1. Maintain the current edge set as an adjacency list.
2. For each new edge (a, b): run DFS from a to check if b is already reachable.
   • If yes, return [a, b] (this edge is redundant).
   • If no, add the edge to the graph.

Solution

def findRedundantConnection(edges: list[list[int]]) -> list[int]:
    n = len(edges)
    graph = [[] for _ in range(n + 1)]

    def is_connected(src, dst, visited):
        if src == dst:
            return True
        visited.add(src)
        for neighbor in graph[src]:
            if neighbor not in visited:
                if is_connected(neighbor, dst, visited):
                    return True
        return False

    for a, b in edges:
        if is_connected(a, b, set()):
            return [a, b]
        graph[a].append(b)
        graph[b].append(a)

    return []


print(findRedundantConnection([[1,2],[1,3],[2,3]]))           # [2, 3]
print(findRedundantConnection([[1,2],[2,3],[3,4],[1,4],[1,5]]))  # [1, 4]

Complexity

• Time: O(N²) — one DFS per edge, each O(N)
• Space: O(N)

2. Union-Find (Optimal)

Intuition

Union-Find is perfect here. Process edges in order. For each edge (a, b), try to union a and b. If they already belong to the same component (i.e., find(a) == find(b)), this edge creates a cycle — return it. Since the problem guarantees only one extra edge, the first such edge is the answer. Because we process in order and return the first problematic edge, the returned edge is automatically the last one in input order that creates a cycle (since there’s only one cycle, any approach returns the same edge).

Algorithm

1. Initialize Union-Find with nodes 1 to n.
2. For each edge (a, b) in order:
   • If find(a) == find(b), return [a, b].
   • Otherwise, union(a, b).

Solution

def findRedundantConnection(edges: list[list[int]]) -> list[int]:
    n = len(edges)
    parent = list(range(n + 1))
    rank = [0] * (n + 1)

    def find(x):
        if parent[x] != x:
            parent[x] = find(parent[x])
        return parent[x]

    def union(x, y):
        px, py = find(x), find(y)
        if px == py:
            return False  # already connected — cycle!
        if rank[px] < rank[py]:
            px, py = py, px
        parent[py] = px
        if rank[px] == rank[py]:
            rank[px] += 1
        return True

    for a, b in edges:
        if not union(a, b):
            return [a, b]

    return []


print(findRedundantConnection([[1,2],[1,3],[2,3]]))               # [2, 3]
print(findRedundantConnection([[1,2],[2,3],[3,4],[1,4],[1,5]]))   # [1, 4]
print(findRedundantConnection([[1,2],[2,3],[1,3]]))               # [1, 3]

Complexity

• Time: O(N * α(N)) — nearly O(N) with path compression
• Space: O(N)

Common Pitfalls

1-indexed nodes.
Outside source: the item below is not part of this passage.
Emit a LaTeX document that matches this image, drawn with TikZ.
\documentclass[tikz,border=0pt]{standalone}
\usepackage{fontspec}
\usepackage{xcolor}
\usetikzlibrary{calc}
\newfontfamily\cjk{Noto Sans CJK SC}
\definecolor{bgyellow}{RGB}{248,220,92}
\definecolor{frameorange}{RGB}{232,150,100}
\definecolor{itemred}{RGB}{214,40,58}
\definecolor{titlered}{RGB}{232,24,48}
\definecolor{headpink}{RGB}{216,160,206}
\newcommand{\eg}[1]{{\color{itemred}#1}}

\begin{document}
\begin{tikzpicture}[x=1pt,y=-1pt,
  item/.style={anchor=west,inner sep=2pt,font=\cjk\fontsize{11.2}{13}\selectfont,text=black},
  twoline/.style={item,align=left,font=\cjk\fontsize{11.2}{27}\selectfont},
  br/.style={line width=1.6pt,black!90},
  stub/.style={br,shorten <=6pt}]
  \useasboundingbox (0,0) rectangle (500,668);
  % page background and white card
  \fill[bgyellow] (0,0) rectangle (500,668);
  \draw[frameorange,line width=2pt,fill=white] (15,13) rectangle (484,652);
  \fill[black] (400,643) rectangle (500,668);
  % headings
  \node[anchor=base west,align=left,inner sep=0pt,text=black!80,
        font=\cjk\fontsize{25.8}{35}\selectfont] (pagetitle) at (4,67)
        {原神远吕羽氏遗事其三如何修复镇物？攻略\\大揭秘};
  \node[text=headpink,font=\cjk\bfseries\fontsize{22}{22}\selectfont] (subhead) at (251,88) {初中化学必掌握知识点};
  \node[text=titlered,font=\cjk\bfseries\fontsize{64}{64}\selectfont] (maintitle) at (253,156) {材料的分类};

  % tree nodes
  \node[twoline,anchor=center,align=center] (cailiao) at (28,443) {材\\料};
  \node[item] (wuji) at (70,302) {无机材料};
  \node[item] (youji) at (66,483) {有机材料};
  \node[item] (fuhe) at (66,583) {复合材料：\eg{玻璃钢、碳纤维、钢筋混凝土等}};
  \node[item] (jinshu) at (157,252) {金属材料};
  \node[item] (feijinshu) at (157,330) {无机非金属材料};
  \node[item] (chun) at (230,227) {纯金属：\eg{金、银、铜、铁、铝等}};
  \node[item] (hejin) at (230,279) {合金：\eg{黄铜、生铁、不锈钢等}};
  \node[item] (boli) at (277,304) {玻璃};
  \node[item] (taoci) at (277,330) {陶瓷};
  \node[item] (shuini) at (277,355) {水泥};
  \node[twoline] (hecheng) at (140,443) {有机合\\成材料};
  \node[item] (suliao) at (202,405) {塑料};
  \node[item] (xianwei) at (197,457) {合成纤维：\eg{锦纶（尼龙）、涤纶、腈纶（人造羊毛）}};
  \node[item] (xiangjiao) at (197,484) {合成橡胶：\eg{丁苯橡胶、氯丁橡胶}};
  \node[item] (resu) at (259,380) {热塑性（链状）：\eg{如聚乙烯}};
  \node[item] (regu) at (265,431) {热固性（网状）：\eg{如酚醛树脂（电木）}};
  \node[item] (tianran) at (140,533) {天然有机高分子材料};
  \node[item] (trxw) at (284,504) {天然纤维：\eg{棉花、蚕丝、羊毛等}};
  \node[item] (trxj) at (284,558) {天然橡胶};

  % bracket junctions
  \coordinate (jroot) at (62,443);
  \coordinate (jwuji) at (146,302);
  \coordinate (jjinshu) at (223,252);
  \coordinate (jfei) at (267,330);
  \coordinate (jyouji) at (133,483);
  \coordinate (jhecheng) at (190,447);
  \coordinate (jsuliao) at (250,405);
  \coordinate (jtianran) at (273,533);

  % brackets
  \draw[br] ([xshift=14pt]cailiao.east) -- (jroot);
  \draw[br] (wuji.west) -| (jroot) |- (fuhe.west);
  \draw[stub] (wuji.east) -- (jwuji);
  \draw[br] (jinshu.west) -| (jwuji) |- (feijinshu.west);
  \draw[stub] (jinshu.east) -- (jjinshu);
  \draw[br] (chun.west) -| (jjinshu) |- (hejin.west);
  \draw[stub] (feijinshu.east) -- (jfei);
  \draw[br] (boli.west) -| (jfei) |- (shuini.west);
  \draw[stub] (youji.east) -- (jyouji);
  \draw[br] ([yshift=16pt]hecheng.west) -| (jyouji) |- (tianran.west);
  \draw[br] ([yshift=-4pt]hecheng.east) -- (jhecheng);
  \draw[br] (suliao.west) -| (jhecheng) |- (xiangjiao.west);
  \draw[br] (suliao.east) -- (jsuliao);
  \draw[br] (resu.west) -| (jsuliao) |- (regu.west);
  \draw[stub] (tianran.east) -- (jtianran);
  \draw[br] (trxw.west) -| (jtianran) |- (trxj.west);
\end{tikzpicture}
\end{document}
The problem labels nodes from 1 to n, so allocate arrays of size n+1 and ignore index 0.

Returning the last occurrence. The problem says to return the answer that occurs last in the input. With only one extra edge, there’s exactly one edge that creates a cycle — returning it directly satisfies this requirement.

Trying to union after detecting the cycle. Once you find that find(a) == find(b), return immediately — don’t union. The edge that creates the cycle is the redundant one; unioning would corrupt the structure.